Write out the material exactly, leaving every picture behind.
·····
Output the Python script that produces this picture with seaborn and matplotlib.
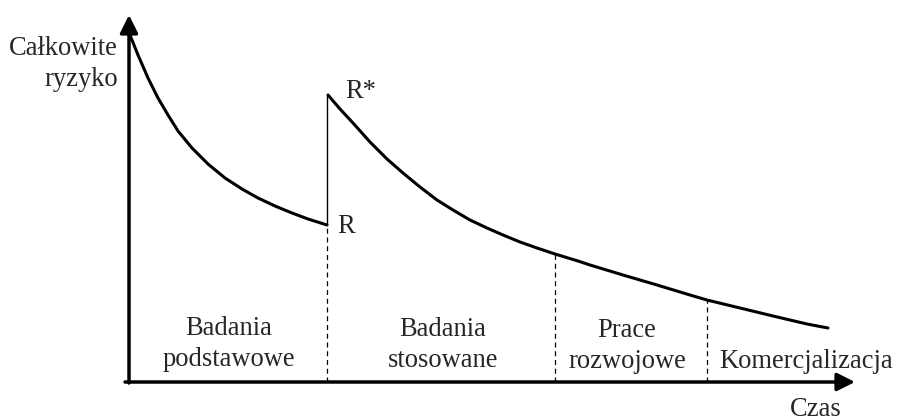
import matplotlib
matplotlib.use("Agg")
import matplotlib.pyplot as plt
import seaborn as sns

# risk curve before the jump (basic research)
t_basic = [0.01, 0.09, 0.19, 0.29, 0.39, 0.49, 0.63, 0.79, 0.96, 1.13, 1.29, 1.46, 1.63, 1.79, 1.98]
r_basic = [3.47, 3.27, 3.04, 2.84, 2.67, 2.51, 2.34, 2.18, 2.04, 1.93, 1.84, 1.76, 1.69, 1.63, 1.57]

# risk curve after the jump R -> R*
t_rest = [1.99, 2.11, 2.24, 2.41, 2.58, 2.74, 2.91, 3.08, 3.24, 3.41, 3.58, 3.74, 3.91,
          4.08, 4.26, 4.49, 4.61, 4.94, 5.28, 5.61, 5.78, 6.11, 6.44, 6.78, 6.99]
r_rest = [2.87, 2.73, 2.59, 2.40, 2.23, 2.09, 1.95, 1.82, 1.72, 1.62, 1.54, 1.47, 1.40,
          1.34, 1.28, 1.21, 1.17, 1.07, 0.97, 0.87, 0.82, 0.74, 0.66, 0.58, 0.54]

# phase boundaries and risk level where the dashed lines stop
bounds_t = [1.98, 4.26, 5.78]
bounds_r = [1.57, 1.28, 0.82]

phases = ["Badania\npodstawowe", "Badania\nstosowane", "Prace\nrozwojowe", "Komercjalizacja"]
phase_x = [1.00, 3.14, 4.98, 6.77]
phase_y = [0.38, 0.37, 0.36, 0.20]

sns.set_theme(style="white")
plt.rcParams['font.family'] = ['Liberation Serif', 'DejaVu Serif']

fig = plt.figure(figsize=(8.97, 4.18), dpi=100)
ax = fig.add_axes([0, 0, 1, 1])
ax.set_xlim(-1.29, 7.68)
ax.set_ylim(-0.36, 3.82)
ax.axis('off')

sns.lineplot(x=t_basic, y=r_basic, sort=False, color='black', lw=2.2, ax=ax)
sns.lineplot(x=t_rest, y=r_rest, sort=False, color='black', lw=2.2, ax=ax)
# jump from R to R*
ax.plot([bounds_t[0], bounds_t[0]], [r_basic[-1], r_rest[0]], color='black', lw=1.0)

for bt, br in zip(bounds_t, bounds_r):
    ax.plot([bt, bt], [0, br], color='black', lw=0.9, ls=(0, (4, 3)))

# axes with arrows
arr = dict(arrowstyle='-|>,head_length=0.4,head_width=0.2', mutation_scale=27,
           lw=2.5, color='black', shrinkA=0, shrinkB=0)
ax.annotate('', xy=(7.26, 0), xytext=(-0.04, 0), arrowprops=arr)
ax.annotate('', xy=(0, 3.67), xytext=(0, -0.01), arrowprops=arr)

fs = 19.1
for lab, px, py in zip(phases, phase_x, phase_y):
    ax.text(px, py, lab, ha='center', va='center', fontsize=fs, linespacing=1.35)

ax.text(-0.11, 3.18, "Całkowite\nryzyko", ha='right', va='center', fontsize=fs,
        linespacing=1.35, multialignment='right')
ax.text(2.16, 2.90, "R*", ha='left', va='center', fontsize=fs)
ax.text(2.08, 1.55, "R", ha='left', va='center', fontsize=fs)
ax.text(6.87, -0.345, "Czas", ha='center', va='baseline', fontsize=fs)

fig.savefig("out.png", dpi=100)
·····
**RESULT OF THE TASK:**
Output the Python script that produces this picture with seaborn and matplotlib.
import matplotlib
matplotlib.use("Agg")
import matplotlib.pyplot as plt
import seaborn as sns

# risk curve before the jump (basic research)
t_basic = [0.01, 0.09, 0.19, 0.29, 0.39, 0.49, 0.63, 0.79, 0.96, 1.13, 1.29, 1.46, 1.63, 1.79, 1.98]
r_basic = [3.47, 3.27, 3.04, 2.84, 2.67, 2.51, 2.34, 2.18, 2.04, 1.93, 1.84, 1.76, 1.69, 1.63, 1.57]

# risk curve after the jump R -> R*
t_rest = [1.99, 2.11, 2.24, 2.41, 2.58, 2.74, 2.91, 3.08, 3.24, 3.41, 3.58, 3.74, 3.91,
          4.08, 4.26, 4.49, 4.61, 4.94, 5.28, 5.61, 5.78, 6.11, 6.44, 6.78, 6.99]
r_rest = [2.87, 2.73, 2.59, 2.40, 2.23, 2.09, 1.95, 1.82, 1.72, 1.62, 1.54, 1.47, 1.40,
          1.34, 1.28, 1.21, 1.17, 1.07, 0.97, 0.87, 0.82, 0.74, 0.66, 0.58, 0.54]

# phase boundaries and risk level where the dashed lines stop
bounds_t = [1.98, 4.26, 5.78]
bounds_r = [1.57, 1.28, 0.82]

phases = ["Badania\npodstawowe", "Badania\nstosowane", "Prace\nrozwojowe", "Komercjalizacja"]
phase_x = [1.00, 3.14, 4.98, 6.77]
phase_y = [0.38, 0.37, 0.36, 0.20]

sns.set_theme(style="white")
plt.rcParams['font.family'] = ['Liberation Serif', 'DejaVu Serif']

fig = plt.figure(figsize=(8.97, 4.18), dpi=100)
ax = fig.add_axes([0, 0, 1, 1])
ax.set_xlim(-1.29, 7.68)
ax.set_ylim(-0.36, 3.82)
ax.axis('off')

sns.lineplot(x=t_basic, y=r_basic, sort=False, color='black', lw=2.2, ax=ax)
sns.lineplot(x=t_rest, y=r_rest, sort=False, color='black', lw=2.2, ax=ax)
# jump from R to R*
ax.plot([bounds_t[0], bounds_t[0]], [r_basic[-1], r_rest[0]], color='black', lw=1.0)

for bt, br in zip(bounds_t, bounds_r):
    ax.plot([bt, bt], [0, br], color='black', lw=0.9, ls=(0, (4, 3)))

# axes with arrows
arr = dict(arrowstyle='-|>,head_length=0.4,head_width=0.2', mutation_scale=27,
           lw=2.5, color='black', shrinkA=0, shrinkB=0)
ax.annotate('', xy=(7.26, 0), xytext=(-0.04, 0), arrowprops=arr)
ax.annotate('', xy=(0, 3.67), xytext=(0, -0.01), arrowprops=arr)

fs = 19.1
for lab, px, py in zip(phases, phase_x, phase_y):
    ax.text(px, py, lab, ha='center', va='center', fontsize=fs, linespacing=1.35)

ax.text(-0.11, 3.18, "Całkowite\nryzyko", ha='right', va='center', fontsize=fs,
        linespacing=1.35, multialignment='right')
ax.text(2.16, 2.90, "R*", ha='left', va='center', fontsize=fs)
ax.text(2.08, 1.55, "R", ha='left', va='center', fontsize=fs)
ax.text(6.87, -0.345, "Czas", ha='center', va='baseline', fontsize=fs)

fig.savefig("out.png", dpi=100)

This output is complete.